Government asked to explain why it unsealed implicating sworn statements
NEW YORK -- Hearst Corp. wants the federal government to explain why it unsealed a sworn statement containing names of players implicated by former Mets clubhouse attendant Kirk Radomski after telling a court the information had to remain secret.
In a four-page brief filed Friday with the 2nd U.S. Circuit Court of Appeals, Hearst said the government "may have been violating the very same sealing order it was defending" when it gave former Senate Majority Leader George Mitchell permission to publish the names of players accused of using performance-enhancing drugs by Radomski. Hearst contends they were the same names contained in the affidavit of IRS Special Agent Jeff Novitzky.
When Novitzky's Dec. 2005 affidavit was initially made public in April, names of the players he implicated were blacked out. Hearst, on behalf of the San Francisco Chronicle and Albany Times Union, went to court in June asking that the complete affidavit be made public.
The U.S. attorney's office in San Francisco and the Major League Baseball Players Association opposed the request, and in September U.S. District Judge Thomas C. Platt in Central Islip ruled there was no public right to the names.
On Dec. 21, eight days after Mitchell's report on drug use in baseball was released, the government unsealed the affidavit.
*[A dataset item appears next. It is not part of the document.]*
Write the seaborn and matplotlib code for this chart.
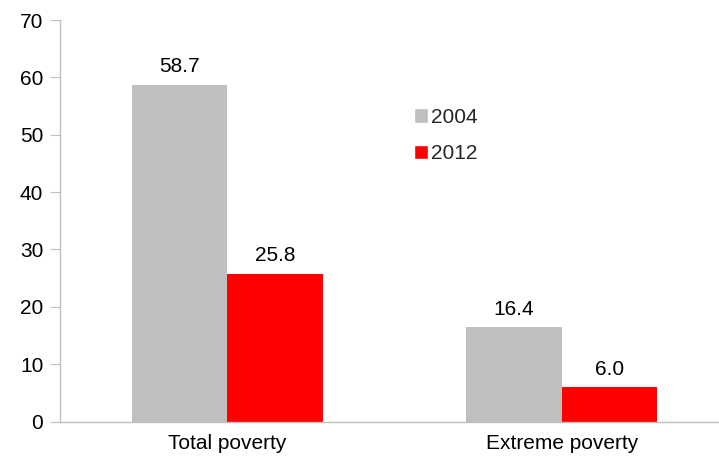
import pandas as pd
import matplotlib.pyplot as plt
import seaborn as sns
from matplotlib.patches import Patch

categories = ['Total poverty', 'Extreme poverty']
years = ['2004', '2012']
values_2004 = [58.7, 16.4]
values_2012 = [25.8, 6.0]

df = pd.DataFrame({
    'category': categories * 2,
    'year': [years[0]] * 2 + [years[1]] * 2,
    'value': values_2004 + values_2012,
})

sns.set_style('white')
plt.rcParams['font.family'] = ['Liberation Sans', 'DejaVu Sans']

fig = plt.figure(figsize=(7.19, 4.58), dpi=100)
ax = fig.add_axes([60 / 719, 36.5 / 458, 669 / 719, 401.5 / 458])

sns.barplot(data=df, x='category', y='value', hue='year',
            palette={'2004': '#BFBFBF', '2012': '#FF0000'},
            width=0.57, saturation=1, linewidth=0, ax=ax, legend=False)

for cont in ax.containers:
    ax.bar_label(cont, fmt='%.1f', padding=6, fontsize=15, color='#000000')

ax.set_xlim(-0.5, 1.5)
ax.set_ylim(0, 70)
ax.set_yticks(range(0, 71, 10))
ax.set_xlabel('')
ax.set_ylabel('')

for side in ['top', 'right']:
    ax.spines[side].set_visible(False)
for side in ['left', 'bottom']:
    ax.spines[side].set_color('#BFBFBF')
    ax.spines[side].set_linewidth(1)

ax.set_xticks([0, 1])
ax.set_xticks([-0.5, 0.5, 1.5], minor=True)
ax.tick_params(axis='x', which='major', length=0, labelsize=15, pad=9,
               labelcolor='#000000')
ax.tick_params(axis='x', which='minor', length=7, color='#BFBFBF', direction='out')
ax.tick_params(axis='y', length=7, color='#BFBFBF', direction='out',
               left=True, labelsize=15, pad=5, labelcolor='#000000')

handles = [Patch(facecolor='#BFBFBF', label='2004'),
           Patch(facecolor='#FF0000', label='2012')]
fig.legend(handles=handles, loc='upper left',
           bbox_to_anchor=(395 / 719, 1 - 89 / 458), frameon=False,
           fontsize=15, handlelength=0.7, handleheight=0.7,
           handletextpad=0.15, labelspacing=0.85)

fig.savefig('out.png', dpi=100)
A day earlier, it unsealed another Novitzky affidavit in Arizona involving pitcher Jason Grimsley.
Although the government now says keeping the names secret no longer is necessary because Radomski's cooperation was substantially complete, Hearst said the government told the district court the statement should be kept secret because it needed cooperation of those named in the affidavit.
Hearst and the MLBPA also are upset they never had the chance to respond to the motion to unseal the affidavit.
"This represents yet another instance of the government playing fast and loose with the courts and the rights of others," Hearst said.
Hearst wants the case sent back to district court for the government to explain why it didn't give notice of its motion to unseal and "to account for the disparity between its representations to the court."
"The public's right of access cannot coexist with government efforts to limit or control disclosure of judicial records through means of selective disclosure, much less where premised on representations that cannot be squared with the facts," Hearst said.
Calls to the U.S. attorney's office and a lawyer for the MLBPA were not immediately returned.